Lithium is flying. Battery grade carbonate and hydroxide prices in China are up 100 per cent and 22 per cent year to date, according to Benchmark Mineral Intelligence.

Meanwhile, the price of ferro-tungsten — an alloy of iron (under 30 per cent) and tungsten (over 70 per cent) — just hit one-year highs on tight supply.

Drilling at Pan Asia’s Khao Soon Tungsten Project (KSTP) in Thailand recently returned a large number of intersections at greater than 0.5 per cent WO3, including 7.5m at 1.22 per cent WO3.

These are peer group leading results, managing director Paul Lock said February 24.

“Further to our results it is pleasing to see the general buoyancy in the APT market, which is the reference price for tungsten,” he says.

“Fastmarkets MB recently reported that the APT price was $25,000-25,500 per tonne, the highest level since 2019.

“According to commentators the market is up due to tightness in the scrap and raw materials market and the demand side of the market is faced with the prospect that several large Chinese and Russian mines are reaching the end of their respective lives.
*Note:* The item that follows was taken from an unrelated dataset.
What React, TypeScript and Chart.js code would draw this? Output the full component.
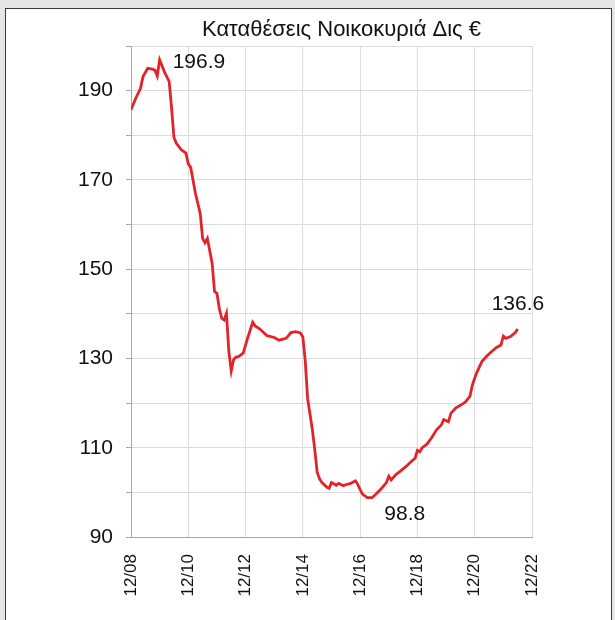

“We believe Khao Soon will be one of the few new tungsten projects with the potential to work in the current price environment.”

 

EMETALS (ASX:EMT)

(Up on no news)

The explorer has a collection of early stage WA projects prospective for gold, PGEs, rare earths, and lithium-caesium-tantalum mineralisation.

News flow in 2021 has been thin, but maiden drilling at the small Twin Hills gold project in late Feb pulled up decent intercepts like 8m at 2.66g/t gold from 40m (including 4m at 3.62g/t Au from 44m).

A ‘Program of Work’s application has been lodged for priority follow-up RC drilling, the company says.

 

ANSON RESOURCES (ASX:ASN)

(Up on no news)

This lithium/nickel-copper-PGE explorer has bolted out of the gate in 2021, gaining ~221 per cent year-to-date.

Its main game is the advanced Paradox lithium brine project in the United States, which is ostensibly benefitting from the Biden administration’s strong focus on building a local battery materials supply chain.

Recent testing suggests the quality of Anson’s lithium works better than the “commercially available Tier 1 products currently used in the production of high-performance lithium-ion batteries”, the explorer says.

Due to the success of the initial test work and its findings, Anson is proceeding with a larger bulk sample test work program over the next several months.

The final test report should be provided in Q2 2021, it says.